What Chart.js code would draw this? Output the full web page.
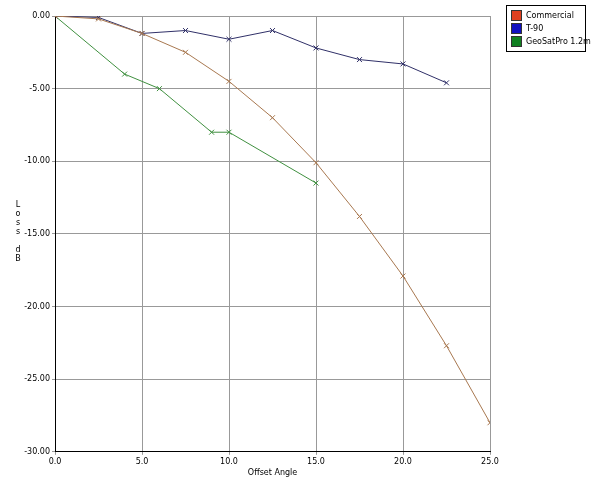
<!DOCTYPE html>
<html><head><meta charset="utf-8">
<script src="https://cdn.jsdelivr.net/npm/chart.js"></script>
<style>
html,body{margin:0;padding:0;background:#fff;}
#wrap{position:relative;width:592px;height:480px;}
#legend{position:absolute;left:506px;top:5px;width:80px;border:1px solid #000;font:8px "DejaVu Sans",sans-serif;padding:3px 4px;box-sizing:border-box;background:#fff}
#legend div{display:flex;align-items:center;height:13px;white-space:nowrap}
#legend span.sw{display:inline-block;flex:0 0 auto;width:9px;height:9px;border:1px solid #333;margin-right:4px}
</style></head><body>
<div id="wrap"><canvas id="c" width="592" height="480"></canvas><div id="legend"></div></div>
<script>
const seriesNames=["Commercial","T-90","GeoSatPro 1.2m"];
const yTitle="Loss dB";
const xTitle="Offset Angle";
const commercialX=[0,2.5,5,7.5,10,12.5,15,17.5,20,22.5,25];
const commercialY=[0,-0.2,-1.2,-2.5,-4.5,-7.0,-10.1,-13.8,-17.9,-22.7,-28.0];
const t90X=[0,2.5,5,7.5,10,12.5,15,17.5,20,22.5];
const t90Y=[0,-0.1,-1.2,-1.0,-1.6,-1.0,-2.2,-3.0,-3.3,-4.6];
const geoX=[0,4,6,9,10,15];
const geoY=[0,-4.0,-5.0,-8.0,-8.0,-11.5];
const lineColors=["#a87850","#303068","#409040"];
const swatchColors=["#e04020","#1010c0","#108020"];
const toPts=(xs,ys)=>xs.map((x,i)=>({x:x,y:ys[i]}));
const datasets=[toPts(commercialX,commercialY),toPts(t90X,t90Y),toPts(geoX,geoY)].map((d,i)=>({
 label:seriesNames[i],data:d,showLine:true,borderColor:lineColors[i],backgroundColor:lineColors[i],
 borderWidth:1,pointStyle:'crossRot',pointRadius:3.5,pointBorderWidth:1,tension:0}));
const lg=document.getElementById('legend');
seriesNames.forEach((n,i)=>{const d=document.createElement('div');d.innerHTML='<span class="sw" style="background:'+swatchColors[i]+'"></span>'+n;lg.appendChild(d);});
const yTitlePlugin={id:'ytitle',afterDraw(ch){const c=ch.ctx,a=ch.chartArea;c.save();c.font='8px "DejaVu Sans"';c.fillStyle='#000';c.textAlign='center';
 const chars=yTitle.split('');const step=9;let y=(a.top+a.bottom)/2-(chars.length-1)*step/2;
 chars.forEach(ch2=>{c.fillText(ch2,18,y);y+=step;});c.restore();}};
new Chart(document.getElementById('c'),{type:'scatter',data:{datasets},plugins:[yTitlePlugin],
options:{responsive:false,animation:false,
 layout:{padding:{top:16,right:102,bottom:2,left:0}},
 plugins:{legend:{display:false},tooltip:{enabled:false}},
 scales:{
  x:{type:'linear',min:0,max:25,ticks:{stepSize:5,callback:v=>v.toFixed(1),font:{size:8,family:'DejaVu Sans'},color:'#000',padding:2},
     grid:{color:'#999',tickLength:3},border:{color:'#000'},
     title:{display:true,text:xTitle,font:{size:8,family:'DejaVu Sans'},color:'#000',padding:{top:0,bottom:0}}},
  y:{type:'linear',min:-30,max:0,ticks:{stepSize:5,callback:v=>v.toFixed(2),font:{size:8,family:'DejaVu Sans'},color:'#000',padding:2},
     grid:{color:'#999',tickLength:3},border:{color:'#000'},
     afterFit:s=>{s.width=55;}}
 }}});
</script></body></html>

#### WHAT IS BEING ASKED:
The material above holds pictures; copy everything else in it exactly.

#### EXERCISE RESPONSE:
What Chart.js code would draw this? Output the full web page.
<!DOCTYPE html>
<html><head><meta charset="utf-8">
<script src="https://cdn.jsdelivr.net/npm/chart.js"></script>
<style>
html,body{margin:0;padding:0;background:#fff;}
#wrap{position:relative;width:592px;height:480px;}
#legend{position:absolute;left:506px;top:5px;width:80px;border:1px solid #000;font:8px "DejaVu Sans",sans-serif;padding:3px 4px;box-sizing:border-box;background:#fff}
#legend div{display:flex;align-items:center;height:13px;white-space:nowrap}
#legend span.sw{display:inline-block;flex:0 0 auto;width:9px;height:9px;border:1px solid #333;margin-right:4px}
</style></head><body>
<div id="wrap"><canvas id="c" width="592" height="480"></canvas><div id="legend"></div></div>
<script>
const seriesNames=["Commercial","T-90","GeoSatPro 1.2m"];
const yTitle="Loss dB";
const xTitle="Offset Angle";
const commercialX=[0,2.5,5,7.5,10,12.5,15,17.5,20,22.5,25];
const commercialY=[0,-0.2,-1.2,-2.5,-4.5,-7.0,-10.1,-13.8,-17.9,-22.7,-28.0];
const t90X=[0,2.5,5,7.5,10,12.5,15,17.5,20,22.5];
const t90Y=[0,-0.1,-1.2,-1.0,-1.6,-1.0,-2.2,-3.0,-3.3,-4.6];
const geoX=[0,4,6,9,10,15];
const geoY=[0,-4.0,-5.0,-8.0,-8.0,-11.5];
const lineColors=["#a87850","#303068","#409040"];
const swatchColors=["#e04020","#1010c0","#108020"];
const toPts=(xs,ys)=>xs.map((x,i)=>({x:x,y:ys[i]}));
const datasets=[toPts(commercialX,commercialY),toPts(t90X,t90Y),toPts(geoX,geoY)].map((d,i)=>({
 label:seriesNames[i],data:d,showLine:true,borderColor:lineColors[i],backgroundColor:lineColors[i],
 borderWidth:1,pointStyle:'crossRot',pointRadius:3.5,pointBorderWidth:1,tension:0}));
const lg=document.getElementById('legend');
seriesNames.forEach((n,i)=>{const d=document.createElement('div');d.innerHTML='<span class="sw" style="background:'+swatchColors[i]+'"></span>'+n;lg.appendChild(d);});
const yTitlePlugin={id:'ytitle',afterDraw(ch){const c=ch.ctx,a=ch.chartArea;c.save();c.font='8px "DejaVu Sans"';c.fillStyle='#000';c.textAlign='center';
 const chars=yTitle.split('');const step=9;let y=(a.top+a.bottom)/2-(chars.length-1)*step/2;
 chars.forEach(ch2=>{c.fillText(ch2,18,y);y+=step;});c.restore();}};
new Chart(document.getElementById('c'),{type:'scatter',data:{datasets},plugins:[yTitlePlugin],
options:{responsive:false,animation:false,
 layout:{padding:{top:16,right:102,bottom:2,left:0}},
 plugins:{legend:{display:false},tooltip:{enabled:false}},
 scales:{
  x:{type:'linear',min:0,max:25,ticks:{stepSize:5,callback:v=>v.toFixed(1),font:{size:8,family:'DejaVu Sans'},color:'#000',padding:2},
     grid:{color:'#999',tickLength:3},border:{color:'#000'},
     title:{display:true,text:xTitle,font:{size:8,family:'DejaVu Sans'},color:'#000',padding:{top:0,bottom:0}}},
  y:{type:'linear',min:-30,max:0,ticks:{stepSize:5,callback:v=>v.toFixed(2),font:{size:8,family:'DejaVu Sans'},color:'#000',padding:2},
     grid:{color:'#999',tickLength:3},border:{color:'#000'},
     afterFit:s=>{s.width=55;}}
 }}});
</script></body></html>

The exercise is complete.